**Problem to solve**
Find the string "that" in the data, then copy every line where it is found.

**Items**
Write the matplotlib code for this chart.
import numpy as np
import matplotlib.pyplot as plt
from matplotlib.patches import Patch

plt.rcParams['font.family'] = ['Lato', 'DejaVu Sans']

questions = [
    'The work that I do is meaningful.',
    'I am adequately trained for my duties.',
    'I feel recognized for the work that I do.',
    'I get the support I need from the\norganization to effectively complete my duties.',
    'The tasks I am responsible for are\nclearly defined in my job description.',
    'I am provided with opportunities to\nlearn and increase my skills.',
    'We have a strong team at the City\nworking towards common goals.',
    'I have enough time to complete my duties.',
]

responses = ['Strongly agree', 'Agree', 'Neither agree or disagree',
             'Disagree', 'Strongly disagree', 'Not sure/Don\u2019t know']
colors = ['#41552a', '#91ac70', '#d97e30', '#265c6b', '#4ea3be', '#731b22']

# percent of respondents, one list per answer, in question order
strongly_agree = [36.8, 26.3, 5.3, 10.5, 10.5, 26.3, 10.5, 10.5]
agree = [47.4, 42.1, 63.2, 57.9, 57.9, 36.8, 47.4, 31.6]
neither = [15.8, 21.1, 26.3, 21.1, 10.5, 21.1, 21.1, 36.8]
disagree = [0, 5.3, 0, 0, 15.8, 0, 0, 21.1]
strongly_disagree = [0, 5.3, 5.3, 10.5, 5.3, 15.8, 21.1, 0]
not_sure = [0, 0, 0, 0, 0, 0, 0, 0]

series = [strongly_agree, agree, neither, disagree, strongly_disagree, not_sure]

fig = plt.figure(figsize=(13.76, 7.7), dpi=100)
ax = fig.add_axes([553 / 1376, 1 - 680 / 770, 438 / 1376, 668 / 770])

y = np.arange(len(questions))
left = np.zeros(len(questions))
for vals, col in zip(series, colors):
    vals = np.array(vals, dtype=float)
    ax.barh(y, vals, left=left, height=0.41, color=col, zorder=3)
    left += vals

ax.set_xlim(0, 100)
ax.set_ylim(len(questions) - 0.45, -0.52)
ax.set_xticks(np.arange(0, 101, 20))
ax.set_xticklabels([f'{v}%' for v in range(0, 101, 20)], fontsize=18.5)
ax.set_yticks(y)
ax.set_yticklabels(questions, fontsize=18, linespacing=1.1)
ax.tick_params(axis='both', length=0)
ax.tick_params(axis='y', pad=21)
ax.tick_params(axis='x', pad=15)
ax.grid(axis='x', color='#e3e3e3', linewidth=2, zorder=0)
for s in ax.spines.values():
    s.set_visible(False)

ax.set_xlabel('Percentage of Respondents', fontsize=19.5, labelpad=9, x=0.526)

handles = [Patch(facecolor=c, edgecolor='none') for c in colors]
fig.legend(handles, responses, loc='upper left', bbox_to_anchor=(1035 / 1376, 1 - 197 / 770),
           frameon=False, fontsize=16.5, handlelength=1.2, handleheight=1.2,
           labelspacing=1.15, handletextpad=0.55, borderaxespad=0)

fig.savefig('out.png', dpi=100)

==

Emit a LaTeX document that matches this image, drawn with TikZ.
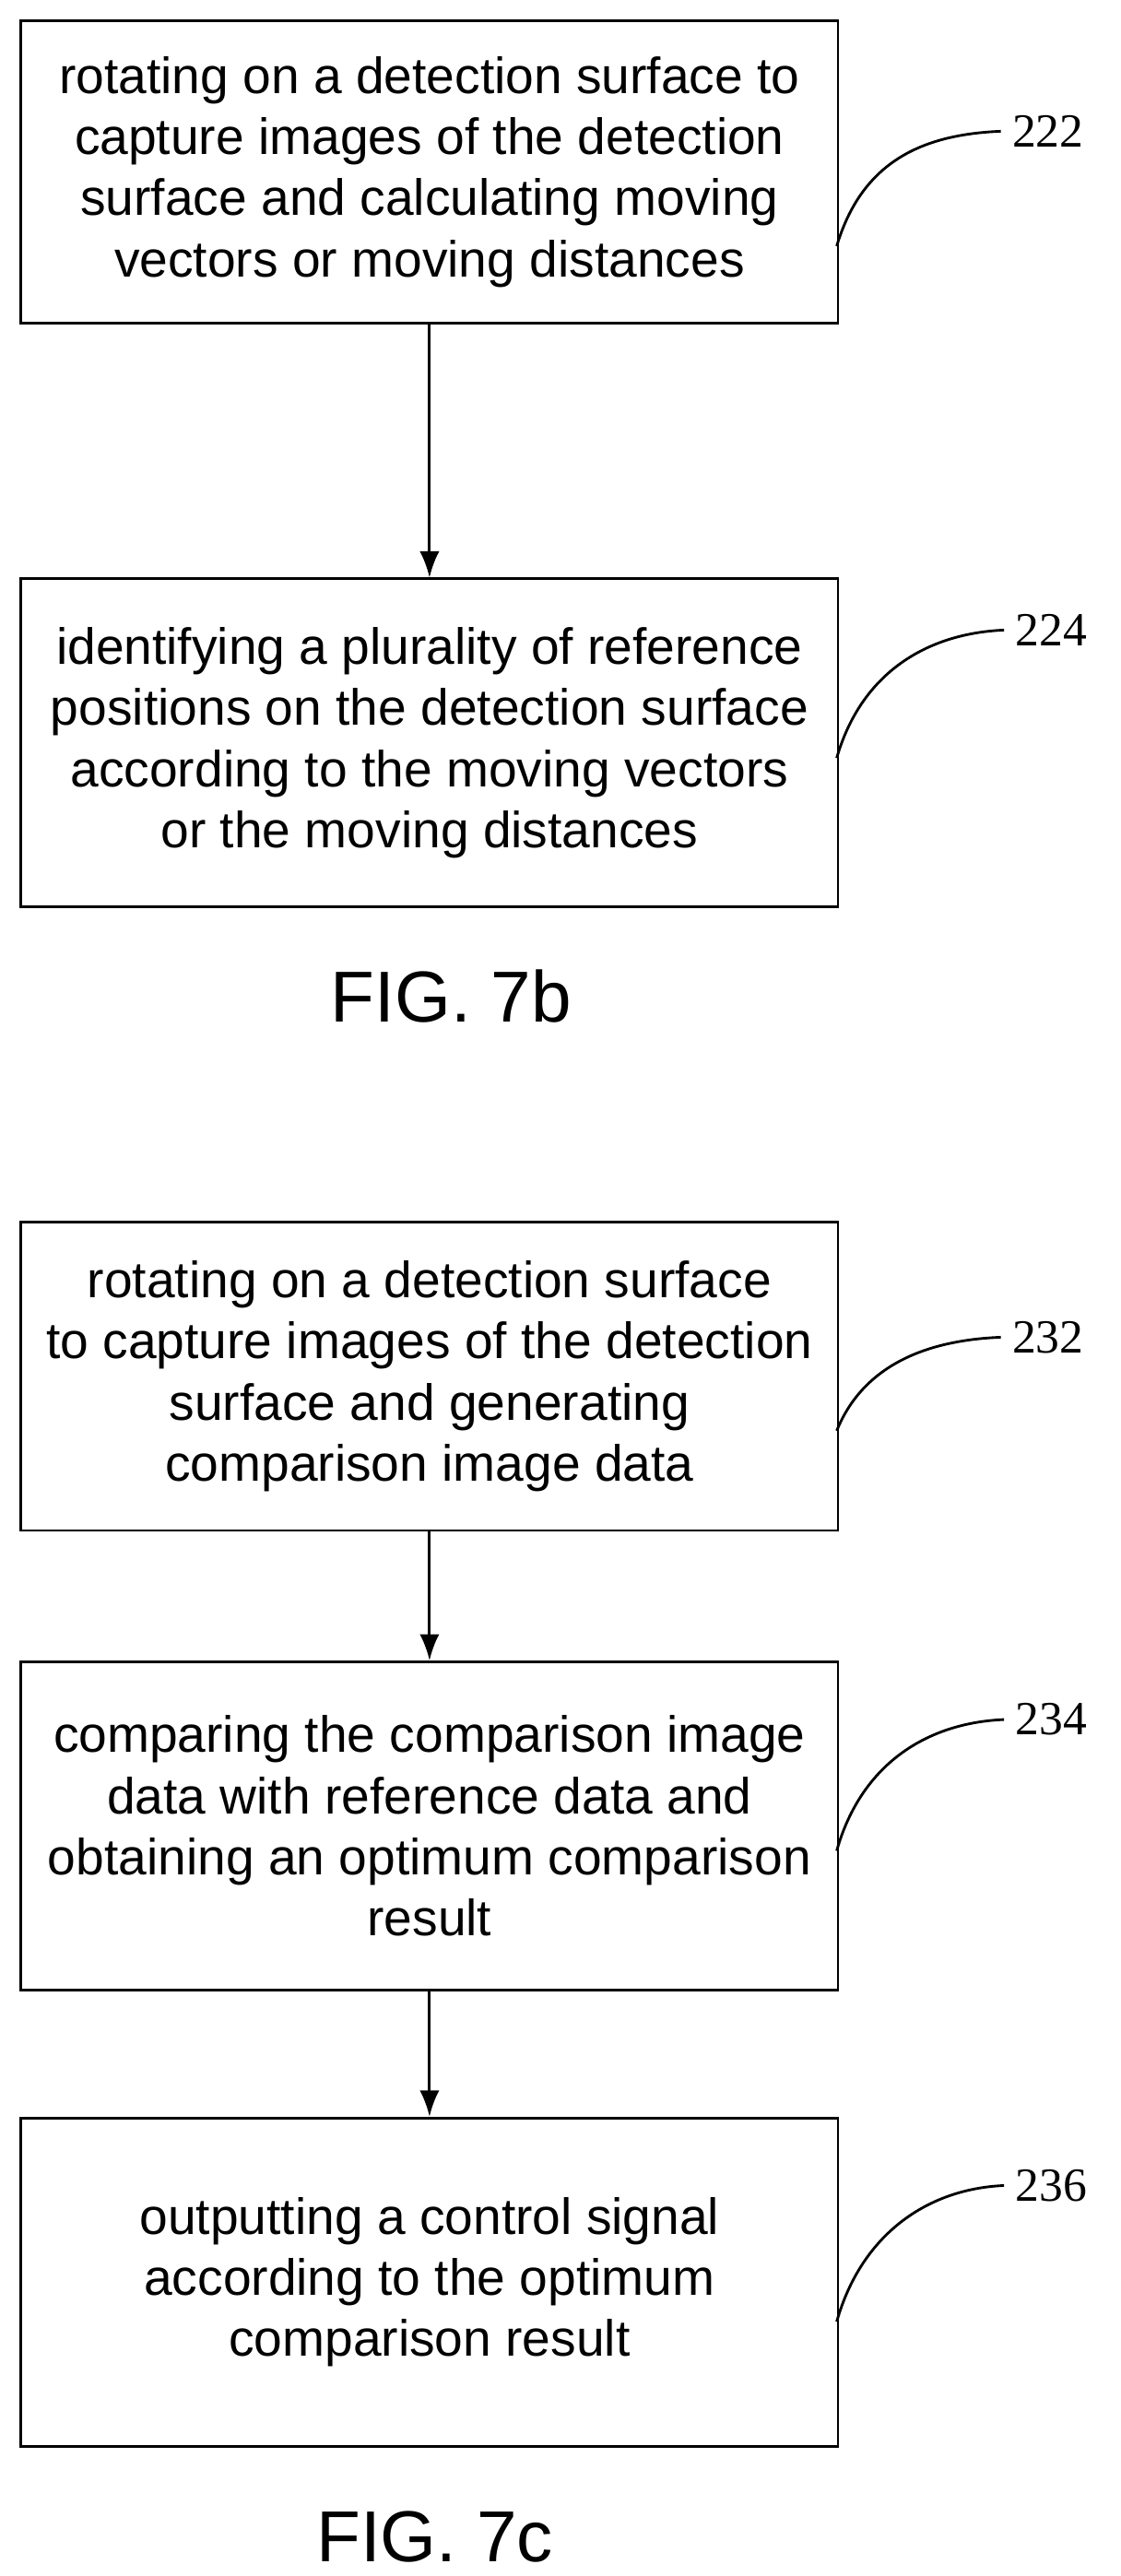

**Written reply**
    'The work that I do is meaningful.',
    'I feel recognized for the work that I do.',
Emit a LaTeX document that matches this image, drawn with TikZ.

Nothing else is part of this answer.